Source excerpt:
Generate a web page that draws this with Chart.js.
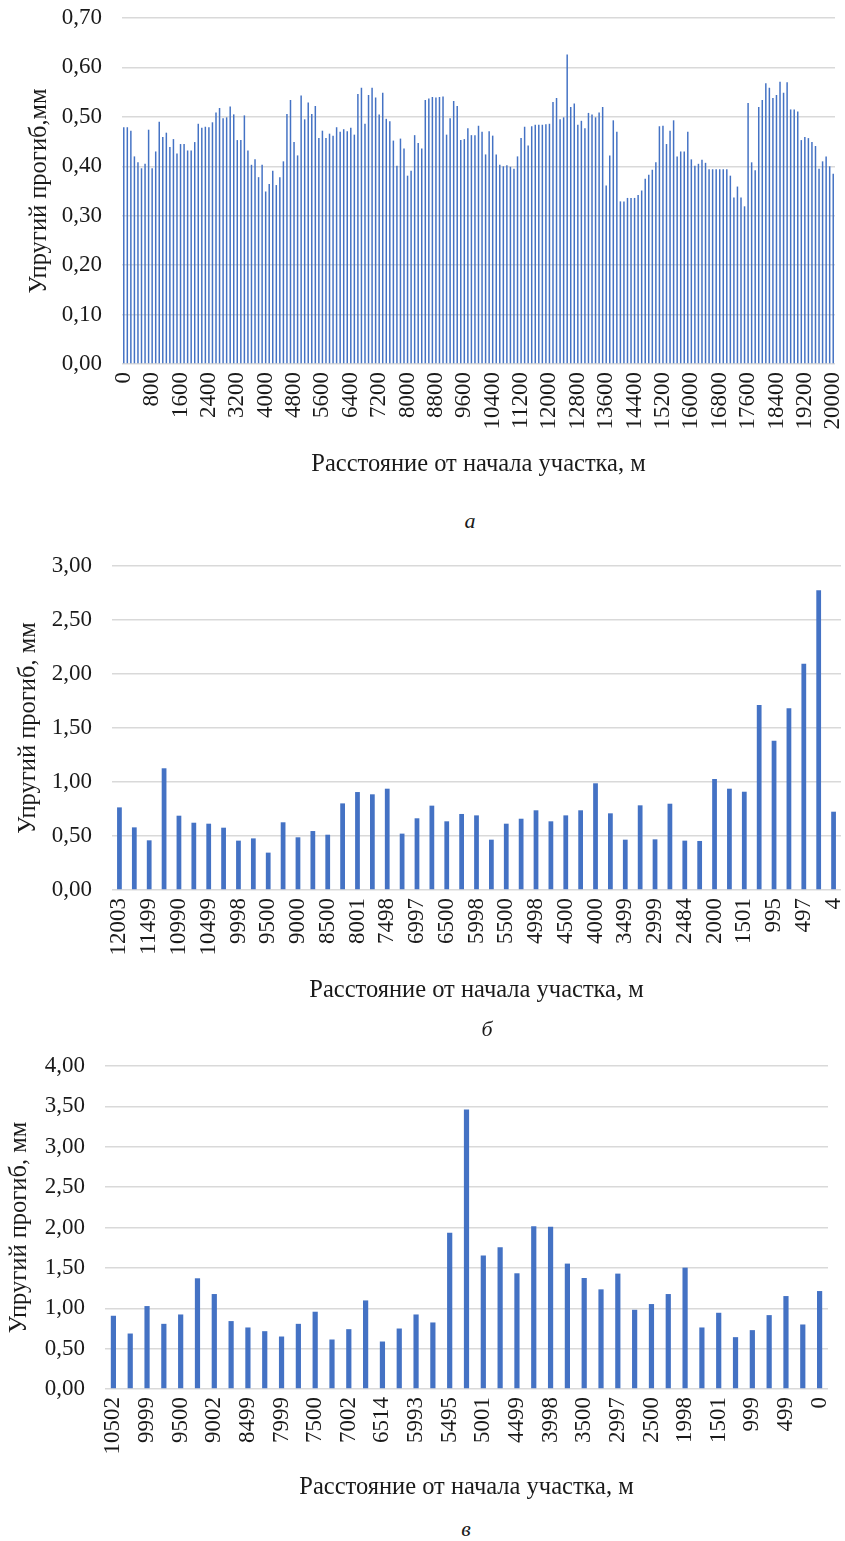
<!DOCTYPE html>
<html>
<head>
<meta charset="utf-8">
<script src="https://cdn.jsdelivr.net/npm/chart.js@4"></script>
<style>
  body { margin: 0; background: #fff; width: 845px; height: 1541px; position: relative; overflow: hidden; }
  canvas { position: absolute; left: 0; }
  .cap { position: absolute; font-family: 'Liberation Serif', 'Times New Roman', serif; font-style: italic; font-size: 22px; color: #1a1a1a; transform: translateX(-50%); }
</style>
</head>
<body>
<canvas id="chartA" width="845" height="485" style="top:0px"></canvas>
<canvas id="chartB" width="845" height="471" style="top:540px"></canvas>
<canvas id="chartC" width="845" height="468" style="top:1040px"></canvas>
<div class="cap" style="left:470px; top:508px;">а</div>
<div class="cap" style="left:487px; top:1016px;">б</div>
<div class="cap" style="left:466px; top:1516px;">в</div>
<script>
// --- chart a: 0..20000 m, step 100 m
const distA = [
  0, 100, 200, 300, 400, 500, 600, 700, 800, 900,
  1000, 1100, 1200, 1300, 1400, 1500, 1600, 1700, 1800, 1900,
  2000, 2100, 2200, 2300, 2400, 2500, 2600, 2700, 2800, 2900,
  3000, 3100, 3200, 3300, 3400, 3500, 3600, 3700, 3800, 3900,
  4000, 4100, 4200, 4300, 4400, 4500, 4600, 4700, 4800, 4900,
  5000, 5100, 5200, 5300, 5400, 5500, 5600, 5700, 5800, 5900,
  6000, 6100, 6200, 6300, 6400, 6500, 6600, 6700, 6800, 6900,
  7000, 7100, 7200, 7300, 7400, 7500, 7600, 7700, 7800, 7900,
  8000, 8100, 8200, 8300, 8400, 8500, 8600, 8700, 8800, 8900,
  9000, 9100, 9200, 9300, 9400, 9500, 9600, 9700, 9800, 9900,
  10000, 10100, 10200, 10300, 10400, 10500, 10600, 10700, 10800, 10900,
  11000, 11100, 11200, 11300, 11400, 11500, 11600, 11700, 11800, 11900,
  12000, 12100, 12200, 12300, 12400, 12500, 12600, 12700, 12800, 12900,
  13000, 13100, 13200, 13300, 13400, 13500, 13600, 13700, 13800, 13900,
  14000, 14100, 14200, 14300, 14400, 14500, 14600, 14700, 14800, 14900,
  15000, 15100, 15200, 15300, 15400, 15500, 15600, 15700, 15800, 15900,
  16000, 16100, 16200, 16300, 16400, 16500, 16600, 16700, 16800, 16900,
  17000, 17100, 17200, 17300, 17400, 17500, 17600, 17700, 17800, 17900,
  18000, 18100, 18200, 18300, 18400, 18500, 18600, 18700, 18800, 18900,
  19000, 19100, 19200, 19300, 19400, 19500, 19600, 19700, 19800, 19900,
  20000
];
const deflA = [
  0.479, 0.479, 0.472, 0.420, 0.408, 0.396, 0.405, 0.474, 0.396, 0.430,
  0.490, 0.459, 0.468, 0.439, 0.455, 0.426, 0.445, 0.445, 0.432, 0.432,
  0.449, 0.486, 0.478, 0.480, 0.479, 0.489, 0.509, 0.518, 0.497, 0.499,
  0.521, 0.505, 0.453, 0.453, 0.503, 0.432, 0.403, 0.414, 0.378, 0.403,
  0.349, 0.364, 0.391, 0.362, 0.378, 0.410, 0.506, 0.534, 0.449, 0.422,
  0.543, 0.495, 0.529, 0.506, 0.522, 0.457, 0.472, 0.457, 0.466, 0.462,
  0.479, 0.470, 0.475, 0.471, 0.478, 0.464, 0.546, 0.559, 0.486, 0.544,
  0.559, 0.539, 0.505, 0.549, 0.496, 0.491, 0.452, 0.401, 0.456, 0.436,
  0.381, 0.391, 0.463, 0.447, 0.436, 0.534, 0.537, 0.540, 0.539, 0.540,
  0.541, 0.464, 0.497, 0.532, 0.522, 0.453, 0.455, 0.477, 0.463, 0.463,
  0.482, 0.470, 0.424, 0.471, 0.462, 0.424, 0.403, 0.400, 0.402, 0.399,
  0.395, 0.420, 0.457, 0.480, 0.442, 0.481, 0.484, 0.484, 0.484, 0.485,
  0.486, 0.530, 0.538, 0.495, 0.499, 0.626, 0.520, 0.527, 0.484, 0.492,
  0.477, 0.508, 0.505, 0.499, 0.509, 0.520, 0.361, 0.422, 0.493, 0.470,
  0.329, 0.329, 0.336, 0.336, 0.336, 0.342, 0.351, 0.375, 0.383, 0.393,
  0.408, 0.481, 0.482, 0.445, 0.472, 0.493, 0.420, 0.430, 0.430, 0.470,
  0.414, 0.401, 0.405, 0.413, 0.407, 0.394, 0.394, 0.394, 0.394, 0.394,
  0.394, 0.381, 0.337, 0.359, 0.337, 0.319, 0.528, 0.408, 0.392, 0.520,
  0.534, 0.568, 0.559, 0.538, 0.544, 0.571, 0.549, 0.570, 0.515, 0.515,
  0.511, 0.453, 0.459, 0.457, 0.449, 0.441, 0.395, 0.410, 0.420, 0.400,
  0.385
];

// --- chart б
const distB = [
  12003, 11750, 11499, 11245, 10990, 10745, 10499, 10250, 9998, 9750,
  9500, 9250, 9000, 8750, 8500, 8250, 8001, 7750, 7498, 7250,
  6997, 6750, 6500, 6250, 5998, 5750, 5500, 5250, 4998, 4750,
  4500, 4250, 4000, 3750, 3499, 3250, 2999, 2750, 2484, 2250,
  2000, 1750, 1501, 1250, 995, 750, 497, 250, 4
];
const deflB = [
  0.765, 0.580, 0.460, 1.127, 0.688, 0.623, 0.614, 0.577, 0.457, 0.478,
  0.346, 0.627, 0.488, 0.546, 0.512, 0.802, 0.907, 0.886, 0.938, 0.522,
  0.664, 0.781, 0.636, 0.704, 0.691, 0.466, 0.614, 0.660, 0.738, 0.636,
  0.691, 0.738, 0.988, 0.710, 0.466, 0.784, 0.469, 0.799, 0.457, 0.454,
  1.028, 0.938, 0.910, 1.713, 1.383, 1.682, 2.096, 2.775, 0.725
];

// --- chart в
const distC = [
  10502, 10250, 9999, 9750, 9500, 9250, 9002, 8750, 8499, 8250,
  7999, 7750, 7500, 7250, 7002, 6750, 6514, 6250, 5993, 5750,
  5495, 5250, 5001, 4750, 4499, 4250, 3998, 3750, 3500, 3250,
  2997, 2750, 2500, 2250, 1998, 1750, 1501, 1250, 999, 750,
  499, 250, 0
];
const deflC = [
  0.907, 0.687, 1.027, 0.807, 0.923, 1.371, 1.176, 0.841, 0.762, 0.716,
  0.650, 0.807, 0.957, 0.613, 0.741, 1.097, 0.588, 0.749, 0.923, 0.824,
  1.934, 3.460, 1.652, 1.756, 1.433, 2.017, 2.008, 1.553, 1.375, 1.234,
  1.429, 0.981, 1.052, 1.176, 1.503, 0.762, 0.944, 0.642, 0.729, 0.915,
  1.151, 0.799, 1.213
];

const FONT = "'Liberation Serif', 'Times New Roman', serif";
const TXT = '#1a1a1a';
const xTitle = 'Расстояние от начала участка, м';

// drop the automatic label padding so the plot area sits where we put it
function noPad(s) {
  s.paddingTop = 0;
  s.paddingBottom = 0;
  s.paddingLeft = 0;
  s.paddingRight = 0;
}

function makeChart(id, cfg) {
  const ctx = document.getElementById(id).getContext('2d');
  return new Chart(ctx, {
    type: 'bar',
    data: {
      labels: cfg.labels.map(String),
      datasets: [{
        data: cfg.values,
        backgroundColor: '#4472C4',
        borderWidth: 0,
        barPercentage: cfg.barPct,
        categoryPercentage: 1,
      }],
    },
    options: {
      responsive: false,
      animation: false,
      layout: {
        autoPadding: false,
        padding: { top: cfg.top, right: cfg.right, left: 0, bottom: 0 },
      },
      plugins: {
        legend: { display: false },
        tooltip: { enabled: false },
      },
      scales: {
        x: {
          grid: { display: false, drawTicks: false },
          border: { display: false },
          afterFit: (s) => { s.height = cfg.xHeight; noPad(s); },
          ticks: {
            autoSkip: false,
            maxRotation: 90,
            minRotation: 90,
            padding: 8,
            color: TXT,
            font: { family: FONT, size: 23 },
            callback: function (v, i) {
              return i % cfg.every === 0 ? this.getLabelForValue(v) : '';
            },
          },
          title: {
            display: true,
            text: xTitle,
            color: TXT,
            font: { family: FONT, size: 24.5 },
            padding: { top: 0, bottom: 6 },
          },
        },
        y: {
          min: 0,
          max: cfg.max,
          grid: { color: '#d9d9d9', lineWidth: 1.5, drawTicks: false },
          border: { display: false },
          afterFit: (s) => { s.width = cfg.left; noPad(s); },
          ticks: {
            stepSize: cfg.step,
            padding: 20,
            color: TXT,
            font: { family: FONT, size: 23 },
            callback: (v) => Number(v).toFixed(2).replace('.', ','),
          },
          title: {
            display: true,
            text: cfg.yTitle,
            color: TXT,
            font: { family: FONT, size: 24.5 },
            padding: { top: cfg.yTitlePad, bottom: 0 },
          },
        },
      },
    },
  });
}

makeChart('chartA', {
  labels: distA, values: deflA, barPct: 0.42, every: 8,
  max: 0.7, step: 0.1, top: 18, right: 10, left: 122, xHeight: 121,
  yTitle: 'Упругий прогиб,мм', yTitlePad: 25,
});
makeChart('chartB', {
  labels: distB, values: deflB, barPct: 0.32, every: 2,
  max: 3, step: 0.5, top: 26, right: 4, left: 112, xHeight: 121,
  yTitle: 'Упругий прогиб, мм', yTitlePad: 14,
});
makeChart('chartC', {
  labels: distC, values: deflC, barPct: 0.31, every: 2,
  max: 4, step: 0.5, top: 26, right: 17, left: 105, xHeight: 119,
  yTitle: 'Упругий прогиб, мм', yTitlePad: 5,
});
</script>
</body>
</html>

Work to be completed: Only lines with "this" are wanted here; list each of them.

Solution below:
Generate a web page that draws this with Chart.js.
              return i % cfg.every === 0 ? this.getLabelForValue(v) : '';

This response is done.